Exercise goal —
Below is a listing to transcribe in full and exactly; keep the pictures out.

..............................

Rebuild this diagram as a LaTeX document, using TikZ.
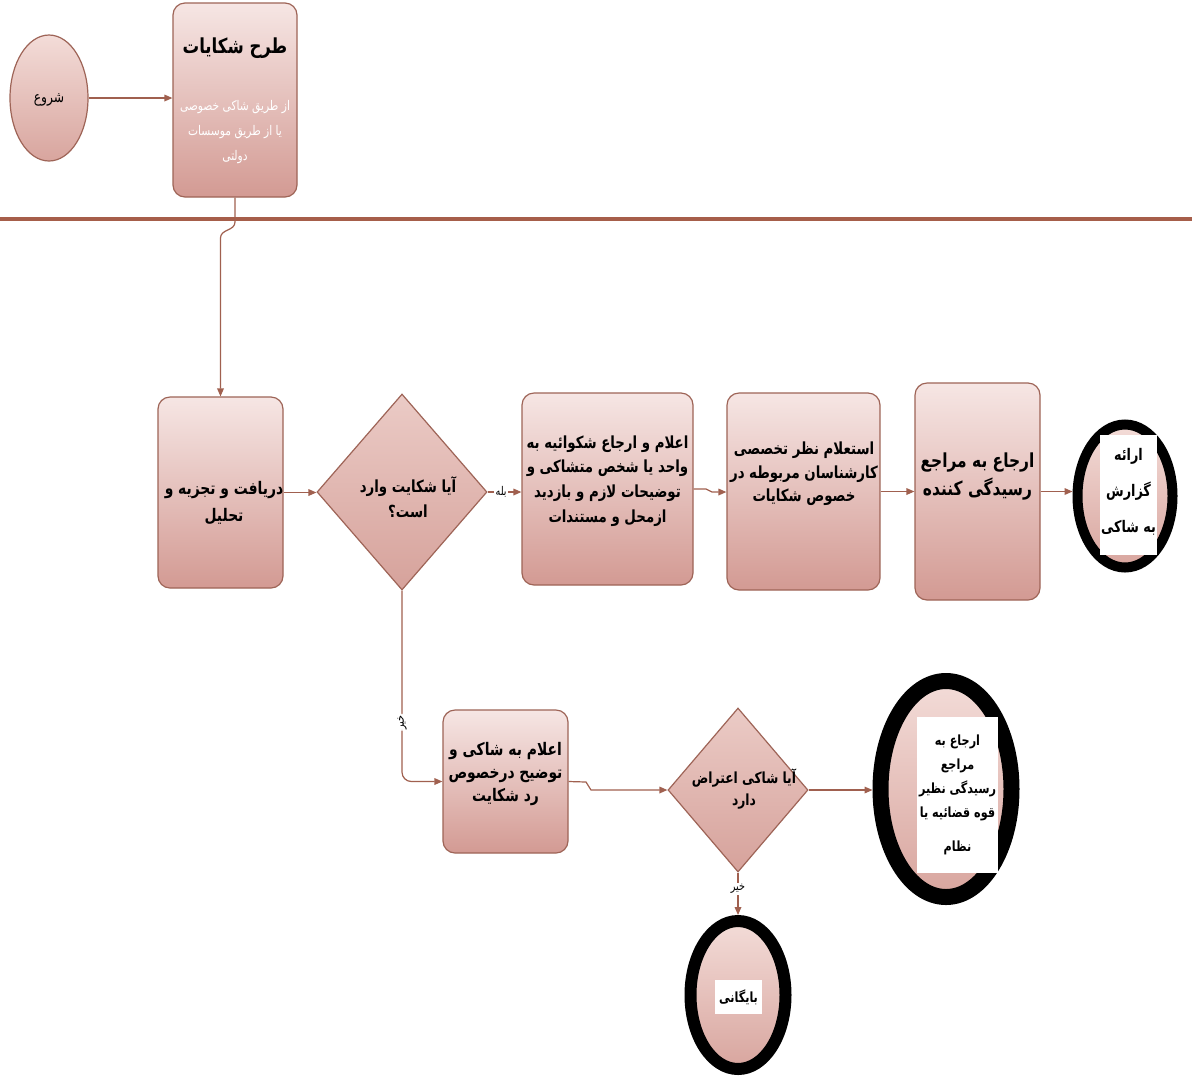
\documentclass[tikz,border=0pt]{standalone}
\usepackage{fontspec}
\usetikzlibrary{shapes.geometric,arrows.meta,calc}
\TeXXeTstate=1
\newfontfamily\arabicfont[Script=Arabic,FakeStretch=0.8]{DejaVu Sans}
\newcommand\fl[1]{\beginR #1\endR}
\definecolor{boxtop}{HTML}{F6E6E4}
\definecolor{boxbot}{HTML}{D39A93}
\definecolor{dtop}{HTML}{EBCBC6}
\definecolor{dbot}{HTML}{D6A29B}
\definecolor{etop}{HTML}{F3DCD8}
\definecolor{ebot}{HTML}{D8A59E}
\definecolor{edge}{HTML}{9E6457}
\definecolor{conn}{HTML}{A0604F}
\definecolor{rulec}{HTML}{A65E4A}
\begin{document}
\begin{tikzpicture}[x=0.75pt,y=-0.75pt,
 procbox/.style={draw=edge, line width=0.9pt, rounded corners=9pt, top color=boxtop, bottom color=boxbot, inner sep=0pt},
 decbox/.style={diamond, draw=edge, line width=0.9pt, top color=dtop, bottom color=dbot, inner sep=0pt},
 endell/.style={ellipse, draw=black, top color=etop, bottom color=ebot, inner sep=0pt},
 whitebox/.style={fill=white, draw=none, inner sep=0pt},
 lbl/.style={align=center, text=black, inner sep=1pt},
 flow/.style={draw=conn, line width=0.9pt, -{Triangle[length=6pt,width=5pt]}},
 link/.style={draw=conn, line width=0.9pt},
 tag/.style={fill=white, inner sep=1pt, text=black, font=\arabicfont\fontsize{9}{10}\selectfont},
]
\useasboundingbox (0,0) rectangle (1192,1083);
\fill[white] (0,0) rectangle (1192,1083);

% divider
\draw[rulec, line width=2.4pt] (0,219) -- (1192,219);

% start
\node[endell, draw=edge, line width=0.9pt, minimum width=58.5pt, minimum height=94.5pt] (S) at (49,98) {};
\node[lbl, font=\arabicfont\fontsize{11.5}{12}\selectfont] (Stxt) at (49,100) {\fl{شروع}};

% title box
\node[procbox, minimum width=93pt, minimum height=145.5pt] (T) at (235,100) {};
\node[lbl, font=\arabicfont\bfseries\fontsize{15.5}{18}\selectfont] (Ttitle) at (235,48) {\fl{طرح شکایات}};
\node[lbl, text=white, font=\arabicfont\fontsize{10}{18.5}\selectfont] (Tsub) at (235,132) {\fl{از طریق شاکی خصوصی}\\\fl{یا از طریق موسسات}\\\fl{دولتی}};

% row 1
\node[procbox, minimum width=93.75pt, minimum height=143.25pt] (R) at (220.5,492.5) {};
\node[lbl, font=\arabicfont\bfseries\fontsize{13}{20}\selectfont] (Rtxt) at (224,503) {\fl{دریافت و تجزیه و}\\\fl{تحلیل}};

\node[decbox, minimum width=127.5pt, minimum height=147pt] (D1) at (402,492) {};
\node[lbl, font=\arabicfont\bfseries\fontsize{12.5}{19}\selectfont] (D1txt) at (408,497) {\fl{آیا شکایت وارد}\\\fl{است؟}};

\node[procbox, minimum width=128.25pt, minimum height=144pt] (A) at (607.5,489) {};
\node[lbl, font=\arabicfont\bfseries\fontsize{12.5}{18.5}\selectfont] (Atxt) at (607.5,481) {\fl{اعلام و ارجاع شکوائیه به}\\\fl{واحد یا شخص متشاکی و}\\\fl{توضیحات لازم و بازدید}\\\fl{ازمحل و مستندات}};

\node[procbox, minimum width=114.75pt, minimum height=147.75pt] (E) at (803.5,491.5) {};
\node[lbl, font=\arabicfont\bfseries\fontsize{12.5}{17.5}\selectfont] (Etxt) at (804,474) {\fl{استعلام نظر تخصصی}\\\fl{کارشناسان مربوطه در}\\\fl{خصوص شکایات}};

\node[procbox, minimum width=93.75pt, minimum height=162.75pt] (M) at (977.5,491.5) {};
\node[lbl, font=\arabicfont\bfseries\fontsize{14.5}{21}\selectfont] (Mtxt) at (977.5,477) {\fl{ارجاع به مراجع}\\\fl{رسیدگی کننده}};

\node[endell, line width=7.5pt, minimum width=71.25pt, minimum height=107.25pt] (G) at (1125,496) {};
\node[whitebox, minimum width=42.75pt, minimum height=90pt] (Gw) at (1128.5,495) {};
\node[lbl, font=\arabicfont\bfseries\fontsize{12}{27}\selectfont] (Gtxt) at (1128.5,492) {\fl{ارائه}\\\fl{گزارش}\\\fl{به شاکی}};

% row 2
\node[procbox, minimum width=93.75pt, minimum height=107.25pt] (N) at (505.5,781.5) {};
\node[lbl, font=\arabicfont\bfseries\fontsize{13}{17.5}\selectfont] (Ntxt) at (505.5,774) {\fl{اعلام به شاکی و}\\\fl{توضیح درخصوص}\\\fl{رد شکایت}};

\node[decbox, minimum width=105pt, minimum height=123pt] (D2) at (738,790) {};
\node[lbl, font=\arabicfont\bfseries\fontsize{11.5}{17}\selectfont] (D2txt) at (744,789) {\fl{آیا شاکی اعتراض}\\\fl{دارد}};

\node[endell, line width=12pt, minimum width=98.25pt, minimum height=162pt] (Q) at (946,789) {};
\node[whitebox, minimum width=60.75pt, minimum height=117pt] (Qw) at (957.5,795) {};
\node[lbl, font=\arabicfont\bfseries\fontsize{10.5}{18}\selectfont] (Qtxt) at (957.5,795) {\fl{ارجاع به}\\\fl{مراجع}\\\fl{رسیدگی نظیر}\\\fl{قوه قضائیه یا}\\[8pt]\fl{نظام}};

\node[endell, line width=9pt, minimum width=71.25pt, minimum height=111pt] (B) at (738,995) {};
\node[whitebox, inner xsep=3pt, inner ysep=7pt, font=\arabicfont\bfseries\fontsize{10.5}{12}\selectfont] (Btxt) at (738.5,997) {\fl{بایگانی}};

% connectors
\draw[flow] (S.east) -- (S.east -| T.west);
\coordinate (hopA) at (220.5,238);
\draw[flow] (T.south) -- (235,222) .. controls (235,231) and (220.5,229) .. (hopA) -- (R.north);
\draw[flow] (R.east) -- (R.east -| D1.west);
\draw[flow] (D1.east) -- (D1.east -| A.west) node[tag, pos=0.4] (yes) {\fl{بله}};
\draw[flow] (A.east) -- (706,489) -- (712,492) -- (E.west |- 0,492);
\draw[flow] (E.east) -- (E.east -| M.west);
\draw[flow] (M.east) -- (M.east -| G.west);
\draw[flow, rounded corners=7pt] (D1.south) |- (N.west) node[tag, pos=0.345, rotate=90] (no1) {\fl{خیر}};
\draw[flow] (N.east) -- (586,782) -- (591,790) -- (D2.west);
\draw[flow] (D2.east) -- (D2.east -| Q.west);
\draw[flow] (D2.south) -- (B.north) node[tag, pos=0.38] (no2) {\fl{خیر}};
\end{tikzpicture}
\end{document}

..............................

Response to this task —
Rebuild this diagram as a LaTeX document, using TikZ.
\documentclass[tikz,border=0pt]{standalone}
\usepackage{fontspec}
\usetikzlibrary{shapes.geometric,arrows.meta,calc}
\TeXXeTstate=1
\newfontfamily\arabicfont[Script=Arabic,FakeStretch=0.8]{DejaVu Sans}
\newcommand\fl[1]{\beginR #1\endR}
\definecolor{boxtop}{HTML}{F6E6E4}
\definecolor{boxbot}{HTML}{D39A93}
\definecolor{dtop}{HTML}{EBCBC6}
\definecolor{dbot}{HTML}{D6A29B}
\definecolor{etop}{HTML}{F3DCD8}
\definecolor{ebot}{HTML}{D8A59E}
\definecolor{edge}{HTML}{9E6457}
\definecolor{conn}{HTML}{A0604F}
\definecolor{rulec}{HTML}{A65E4A}
\begin{document}
\begin{tikzpicture}[x=0.75pt,y=-0.75pt,
 procbox/.style={draw=edge, line width=0.9pt, rounded corners=9pt, top color=boxtop, bottom color=boxbot, inner sep=0pt},
 decbox/.style={diamond, draw=edge, line width=0.9pt, top color=dtop, bottom color=dbot, inner sep=0pt},
 endell/.style={ellipse, draw=black, top color=etop, bottom color=ebot, inner sep=0pt},
 whitebox/.style={fill=white, draw=none, inner sep=0pt},
 lbl/.style={align=center, text=black, inner sep=1pt},
 flow/.style={draw=conn, line width=0.9pt, -{Triangle[length=6pt,width=5pt]}},
 link/.style={draw=conn, line width=0.9pt},
 tag/.style={fill=white, inner sep=1pt, text=black, font=\arabicfont\fontsize{9}{10}\selectfont},
]
\useasboundingbox (0,0) rectangle (1192,1083);
\fill[white] (0,0) rectangle (1192,1083);

% divider
\draw[rulec, line width=2.4pt] (0,219) -- (1192,219);

% start
\node[endell, draw=edge, line width=0.9pt, minimum width=58.5pt, minimum height=94.5pt] (S) at (49,98) {};
\node[lbl, font=\arabicfont\fontsize{11.5}{12}\selectfont] (Stxt) at (49,100) {\fl{شروع}};

% title box
\node[procbox, minimum width=93pt, minimum height=145.5pt] (T) at (235,100) {};
\node[lbl, font=\arabicfont\bfseries\fontsize{15.5}{18}\selectfont] (Ttitle) at (235,48) {\fl{طرح شکایات}};
\node[lbl, text=white, font=\arabicfont\fontsize{10}{18.5}\selectfont] (Tsub) at (235,132) {\fl{از طریق شاکی خصوصی}\\\fl{یا از طریق موسسات}\\\fl{دولتی}};

% row 1
\node[procbox, minimum width=93.75pt, minimum height=143.25pt] (R) at (220.5,492.5) {};
\node[lbl, font=\arabicfont\bfseries\fontsize{13}{20}\selectfont] (Rtxt) at (224,503) {\fl{دریافت و تجزیه و}\\\fl{تحلیل}};

\node[decbox, minimum width=127.5pt, minimum height=147pt] (D1) at (402,492) {};
\node[lbl, font=\arabicfont\bfseries\fontsize{12.5}{19}\selectfont] (D1txt) at (408,497) {\fl{آیا شکایت وارد}\\\fl{است؟}};

\node[procbox, minimum width=128.25pt, minimum height=144pt] (A) at (607.5,489) {};
\node[lbl, font=\arabicfont\bfseries\fontsize{12.5}{18.5}\selectfont] (Atxt) at (607.5,481) {\fl{اعلام و ارجاع شکوائیه به}\\\fl{واحد یا شخص متشاکی و}\\\fl{توضیحات لازم و بازدید}\\\fl{ازمحل و مستندات}};

\node[procbox, minimum width=114.75pt, minimum height=147.75pt] (E) at (803.5,491.5) {};
\node[lbl, font=\arabicfont\bfseries\fontsize{12.5}{17.5}\selectfont] (Etxt) at (804,474) {\fl{استعلام نظر تخصصی}\\\fl{کارشناسان مربوطه در}\\\fl{خصوص شکایات}};

\node[procbox, minimum width=93.75pt, minimum height=162.75pt] (M) at (977.5,491.5) {};
\node[lbl, font=\arabicfont\bfseries\fontsize{14.5}{21}\selectfont] (Mtxt) at (977.5,477) {\fl{ارجاع به مراجع}\\\fl{رسیدگی کننده}};

\node[endell, line width=7.5pt, minimum width=71.25pt, minimum height=107.25pt] (G) at (1125,496) {};
\node[whitebox, minimum width=42.75pt, minimum height=90pt] (Gw) at (1128.5,495) {};
\node[lbl, font=\arabicfont\bfseries\fontsize{12}{27}\selectfont] (Gtxt) at (1128.5,492) {\fl{ارائه}\\\fl{گزارش}\\\fl{به شاکی}};

% row 2
\node[procbox, minimum width=93.75pt, minimum height=107.25pt] (N) at (505.5,781.5) {};
\node[lbl, font=\arabicfont\bfseries\fontsize{13}{17.5}\selectfont] (Ntxt) at (505.5,774) {\fl{اعلام به شاکی و}\\\fl{توضیح درخصوص}\\\fl{رد شکایت}};

\node[decbox, minimum width=105pt, minimum height=123pt] (D2) at (738,790) {};
\node[lbl, font=\arabicfont\bfseries\fontsize{11.5}{17}\selectfont] (D2txt) at (744,789) {\fl{آیا شاکی اعتراض}\\\fl{دارد}};

\node[endell, line width=12pt, minimum width=98.25pt, minimum height=162pt] (Q) at (946,789) {};
\node[whitebox, minimum width=60.75pt, minimum height=117pt] (Qw) at (957.5,795) {};
\node[lbl, font=\arabicfont\bfseries\fontsize{10.5}{18}\selectfont] (Qtxt) at (957.5,795) {\fl{ارجاع به}\\\fl{مراجع}\\\fl{رسیدگی نظیر}\\\fl{قوه قضائیه یا}\\[8pt]\fl{نظام}};

\node[endell, line width=9pt, minimum width=71.25pt, minimum height=111pt] (B) at (738,995) {};
\node[whitebox, inner xsep=3pt, inner ysep=7pt, font=\arabicfont\bfseries\fontsize{10.5}{12}\selectfont] (Btxt) at (738.5,997) {\fl{بایگانی}};

% connectors
\draw[flow] (S.east) -- (S.east -| T.west);
\coordinate (hopA) at (220.5,238);
\draw[flow] (T.south) -- (235,222) .. controls (235,231) and (220.5,229) .. (hopA) -- (R.north);
\draw[flow] (R.east) -- (R.east -| D1.west);
\draw[flow] (D1.east) -- (D1.east -| A.west) node[tag, pos=0.4] (yes) {\fl{بله}};
\draw[flow] (A.east) -- (706,489) -- (712,492) -- (E.west |- 0,492);
\draw[flow] (E.east) -- (E.east -| M.west);
\draw[flow] (M.east) -- (M.east -| G.west);
\draw[flow, rounded corners=7pt] (D1.south) |- (N.west) node[tag, pos=0.345, rotate=90] (no1) {\fl{خیر}};
\draw[flow] (N.east) -- (586,782) -- (591,790) -- (D2.west);
\draw[flow] (D2.east) -- (D2.east -| Q.west);
\draw[flow] (D2.south) -- (B.north) node[tag, pos=0.38] (no2) {\fl{خیر}};
\end{tikzpicture}
\end{document}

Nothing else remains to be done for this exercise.